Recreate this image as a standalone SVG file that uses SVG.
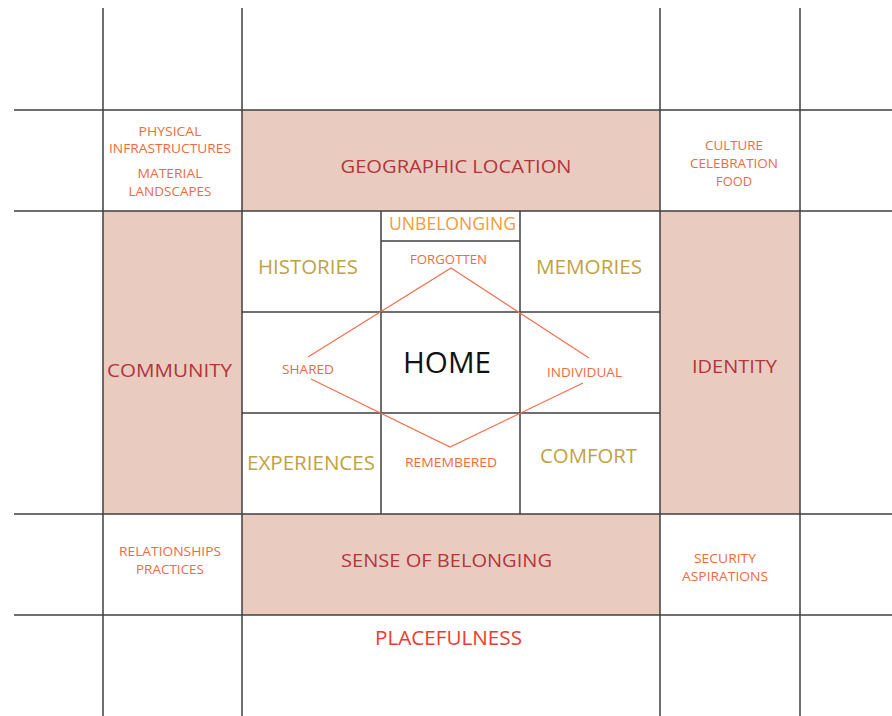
<svg xmlns="http://www.w3.org/2000/svg" width="892" height="716" viewBox="0 0 892 716">
  <style>
    text { font-family: "Open Sans", "Noto Sans", "DejaVu Sans", sans-serif; text-anchor: middle; }
    .band { fill: #E9CCBF; stroke: none; }
    .grid { stroke: #3f3f3f; stroke-width: 1.5; fill: none; }
    .major { fill: #B2353D; font-size: 18.5px; }
    .note { fill: #EE6B42; font-size: 13.5px; }
    .theme { fill: #BFA244; font-size: 19.5px; }
    .unb { fill: #F59A3B; font-size: 17.5px; }
    .home { fill: #111111; font-size: 29px; }
    .place { fill: #EE3B2F; font-size: 20px; }
    .link { stroke: #F0704E; stroke-width: 1.2; fill: none; }
  </style>

  <rect width="892" height="716" fill="#ffffff"/>

  <!-- shaded frames -->
  <rect class="band" x="242" y="110" width="418" height="101"/>
  <rect class="band" x="103" y="211" width="139" height="303"/>
  <rect class="band" x="660" y="211" width="140" height="303"/>
  <rect class="band" x="242" y="514" width="418" height="101"/>

  <!-- grid -->
  <g id="grid" class="grid">
    <line x1="103" y1="8" x2="103" y2="716"/>
    <line x1="242" y1="8" x2="242" y2="716"/>
    <line x1="660" y1="8" x2="660" y2="716"/>
    <line x1="800" y1="8" x2="800" y2="716"/>
    <line x1="14" y1="110" x2="892" y2="110"/>
    <line x1="14" y1="211" x2="892" y2="211"/>
    <line x1="14" y1="514" x2="892" y2="514"/>
    <line x1="14" y1="615" x2="892" y2="615"/>
    <line x1="381" y1="211" x2="381" y2="514"/>
    <line x1="520" y1="211" x2="520" y2="514"/>
    <line x1="242" y1="312" x2="660" y2="312"/>
    <line x1="242" y1="413" x2="660" y2="413"/>
    <line x1="381" y1="241" x2="520" y2="241"/>
  </g>

  <!-- diamond -->
  <g id="connectors">
    <path class="link" d="M308,357 L451,268 L589,358"/>
    <path class="link" d="M311,379 L450,447 L583,383"/>
  </g>

  <g id="physical">
    <text class="note" x="170" y="136" textLength="63" lengthAdjust="spacingAndGlyphs">PHYSICAL</text>
    <text class="note" x="170" y="153" textLength="122" lengthAdjust="spacingAndGlyphs">INFRASTRUCTURES</text>
    <text class="note" x="170" y="178" textLength="65" lengthAdjust="spacingAndGlyphs">MATERIAL</text>
    <text class="note" x="170" y="196" textLength="83" lengthAdjust="spacingAndGlyphs">LANDSCAPES</text>
  </g>
  <g id="geographic-location">
    <text class="major" x="456" y="173" textLength="231" lengthAdjust="spacingAndGlyphs">GEOGRAPHIC LOCATION</text>
  </g>
  <g id="culture">
    <text class="note" x="734" y="150" textLength="58" lengthAdjust="spacingAndGlyphs">CULTURE</text>
    <text class="note" x="734" y="168" textLength="88" lengthAdjust="spacingAndGlyphs">CELEBRATION</text>
    <text class="note" x="734" y="186" textLength="36" lengthAdjust="spacingAndGlyphs">FOOD</text>
  </g>
  <g id="community">
    <text class="major" x="169.5" y="377" textLength="125" lengthAdjust="spacingAndGlyphs">COMMUNITY</text>
  </g>
  <g id="identity">
    <text class="major" x="734.5" y="373" textLength="85" lengthAdjust="spacingAndGlyphs">IDENTITY</text>
  </g>
  <g id="histories">
    <text class="theme" x="308" y="274" textLength="100" lengthAdjust="spacingAndGlyphs">HISTORIES</text>
  </g>
  <g id="unbelonging">
    <text class="unb" x="452.5" y="230" textLength="127" lengthAdjust="spacingAndGlyphs">UNBELONGING</text>
  </g>
  <g id="forgotten">
    <text class="note" x="448.5" y="264" textLength="77" lengthAdjust="spacingAndGlyphs">FORGOTTEN</text>
  </g>
  <g id="memories">
    <text class="theme" x="589" y="274" textLength="106" lengthAdjust="spacingAndGlyphs">MEMORIES</text>
  </g>
  <g id="shared">
    <text class="note" x="308" y="374" textLength="52" lengthAdjust="spacingAndGlyphs">SHARED</text>
  </g>
  <g id="home">
    <text class="home" x="447" y="373" textLength="88" lengthAdjust="spacingAndGlyphs">HOME</text>
  </g>
  <g id="individual">
    <text class="note" x="584.5" y="377" textLength="75" lengthAdjust="spacingAndGlyphs">INDIVIDUAL</text>
  </g>
  <g id="experiences">
    <text class="theme" x="311" y="470" textLength="128" lengthAdjust="spacingAndGlyphs">EXPERIENCES</text>
  </g>
  <g id="remembered">
    <text class="note" x="451" y="467" textLength="92" lengthAdjust="spacingAndGlyphs">REMEMBERED</text>
  </g>
  <g id="comfort">
    <text class="theme" x="588.5" y="463" textLength="97" lengthAdjust="spacingAndGlyphs">COMFORT</text>
  </g>
  <g id="relationships">
    <text class="note" x="170" y="556" textLength="102" lengthAdjust="spacingAndGlyphs">RELATIONSHIPS</text>
    <text class="note" x="170" y="574" textLength="68" lengthAdjust="spacingAndGlyphs">PRACTICES</text>
  </g>
  <g id="sense-of-belonging">
    <text class="major" x="446.5" y="567" textLength="211" lengthAdjust="spacingAndGlyphs">SENSE OF BELONGING</text>
  </g>
  <g id="security">
    <text class="note" x="725" y="563" textLength="62" lengthAdjust="spacingAndGlyphs">SECURITY</text>
    <text class="note" x="725" y="581" textLength="86" lengthAdjust="spacingAndGlyphs">ASPIRATIONS</text>
  </g>
  <g id="placefulness">
    <text class="place" x="448.5" y="645" textLength="147" lengthAdjust="spacingAndGlyphs">PLACEFULNESS</text>
  </g>
</svg>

=======

Write the listing out a second time exactly, dropping all images.

**FULL SOLUTION**
Recreate this image as a standalone SVG file that uses SVG.
<svg xmlns="http://www.w3.org/2000/svg" width="892" height="716" viewBox="0 0 892 716">
  <style>
    text { font-family: "Open Sans", "Noto Sans", "DejaVu Sans", sans-serif; text-anchor: middle; }
    .band { fill: #E9CCBF; stroke: none; }
    .grid { stroke: #3f3f3f; stroke-width: 1.5; fill: none; }
    .major { fill: #B2353D; font-size: 18.5px; }
    .note { fill: #EE6B42; font-size: 13.5px; }
    .theme { fill: #BFA244; font-size: 19.5px; }
    .unb { fill: #F59A3B; font-size: 17.5px; }
    .home { fill: #111111; font-size: 29px; }
    .place { fill: #EE3B2F; font-size: 20px; }
    .link { stroke: #F0704E; stroke-width: 1.2; fill: none; }
  </style>

  <rect width="892" height="716" fill="#ffffff"/>

  <!-- shaded frames -->
  <rect class="band" x="242" y="110" width="418" height="101"/>
  <rect class="band" x="103" y="211" width="139" height="303"/>
  <rect class="band" x="660" y="211" width="140" height="303"/>
  <rect class="band" x="242" y="514" width="418" height="101"/>

  <!-- grid -->
  <g id="grid" class="grid">
    <line x1="103" y1="8" x2="103" y2="716"/>
    <line x1="242" y1="8" x2="242" y2="716"/>
    <line x1="660" y1="8" x2="660" y2="716"/>
    <line x1="800" y1="8" x2="800" y2="716"/>
    <line x1="14" y1="110" x2="892" y2="110"/>
    <line x1="14" y1="211" x2="892" y2="211"/>
    <line x1="14" y1="514" x2="892" y2="514"/>
    <line x1="14" y1="615" x2="892" y2="615"/>
    <line x1="381" y1="211" x2="381" y2="514"/>
    <line x1="520" y1="211" x2="520" y2="514"/>
    <line x1="242" y1="312" x2="660" y2="312"/>
    <line x1="242" y1="413" x2="660" y2="413"/>
    <line x1="381" y1="241" x2="520" y2="241"/>
  </g>

  <!-- diamond -->
  <g id="connectors">
    <path class="link" d="M308,357 L451,268 L589,358"/>
    <path class="link" d="M311,379 L450,447 L583,383"/>
  </g>

  <g id="physical">
    <text class="note" x="170" y="136" textLength="63" lengthAdjust="spacingAndGlyphs">PHYSICAL</text>
    <text class="note" x="170" y="153" textLength="122" lengthAdjust="spacingAndGlyphs">INFRASTRUCTURES</text>
    <text class="note" x="170" y="178" textLength="65" lengthAdjust="spacingAndGlyphs">MATERIAL</text>
    <text class="note" x="170" y="196" textLength="83" lengthAdjust="spacingAndGlyphs">LANDSCAPES</text>
  </g>
  <g id="geographic-location">
    <text class="major" x="456" y="173" textLength="231" lengthAdjust="spacingAndGlyphs">GEOGRAPHIC LOCATION</text>
  </g>
  <g id="culture">
    <text class="note" x="734" y="150" textLength="58" lengthAdjust="spacingAndGlyphs">CULTURE</text>
    <text class="note" x="734" y="168" textLength="88" lengthAdjust="spacingAndGlyphs">CELEBRATION</text>
    <text class="note" x="734" y="186" textLength="36" lengthAdjust="spacingAndGlyphs">FOOD</text>
  </g>
  <g id="community">
    <text class="major" x="169.5" y="377" textLength="125" lengthAdjust="spacingAndGlyphs">COMMUNITY</text>
  </g>
  <g id="identity">
    <text class="major" x="734.5" y="373" textLength="85" lengthAdjust="spacingAndGlyphs">IDENTITY</text>
  </g>
  <g id="histories">
    <text class="theme" x="308" y="274" textLength="100" lengthAdjust="spacingAndGlyphs">HISTORIES</text>
  </g>
  <g id="unbelonging">
    <text class="unb" x="452.5" y="230" textLength="127" lengthAdjust="spacingAndGlyphs">UNBELONGING</text>
  </g>
  <g id="forgotten">
    <text class="note" x="448.5" y="264" textLength="77" lengthAdjust="spacingAndGlyphs">FORGOTTEN</text>
  </g>
  <g id="memories">
    <text class="theme" x="589" y="274" textLength="106" lengthAdjust="spacingAndGlyphs">MEMORIES</text>
  </g>
  <g id="shared">
    <text class="note" x="308" y="374" textLength="52" lengthAdjust="spacingAndGlyphs">SHARED</text>
  </g>
  <g id="home">
    <text class="home" x="447" y="373" textLength="88" lengthAdjust="spacingAndGlyphs">HOME</text>
  </g>
  <g id="individual">
    <text class="note" x="584.5" y="377" textLength="75" lengthAdjust="spacingAndGlyphs">INDIVIDUAL</text>
  </g>
  <g id="experiences">
    <text class="theme" x="311" y="470" textLength="128" lengthAdjust="spacingAndGlyphs">EXPERIENCES</text>
  </g>
  <g id="remembered">
    <text class="note" x="451" y="467" textLength="92" lengthAdjust="spacingAndGlyphs">REMEMBERED</text>
  </g>
  <g id="comfort">
    <text class="theme" x="588.5" y="463" textLength="97" lengthAdjust="spacingAndGlyphs">COMFORT</text>
  </g>
  <g id="relationships">
    <text class="note" x="170" y="556" textLength="102" lengthAdjust="spacingAndGlyphs">RELATIONSHIPS</text>
    <text class="note" x="170" y="574" textLength="68" lengthAdjust="spacingAndGlyphs">PRACTICES</text>
  </g>
  <g id="sense-of-belonging">
    <text class="major" x="446.5" y="567" textLength="211" lengthAdjust="spacingAndGlyphs">SENSE OF BELONGING</text>
  </g>
  <g id="security">
    <text class="note" x="725" y="563" textLength="62" lengthAdjust="spacingAndGlyphs">SECURITY</text>
    <text class="note" x="725" y="581" textLength="86" lengthAdjust="spacingAndGlyphs">ASPIRATIONS</text>
  </g>
  <g id="placefulness">
    <text class="place" x="448.5" y="645" textLength="147" lengthAdjust="spacingAndGlyphs">PLACEFULNESS</text>
  </g>
</svg>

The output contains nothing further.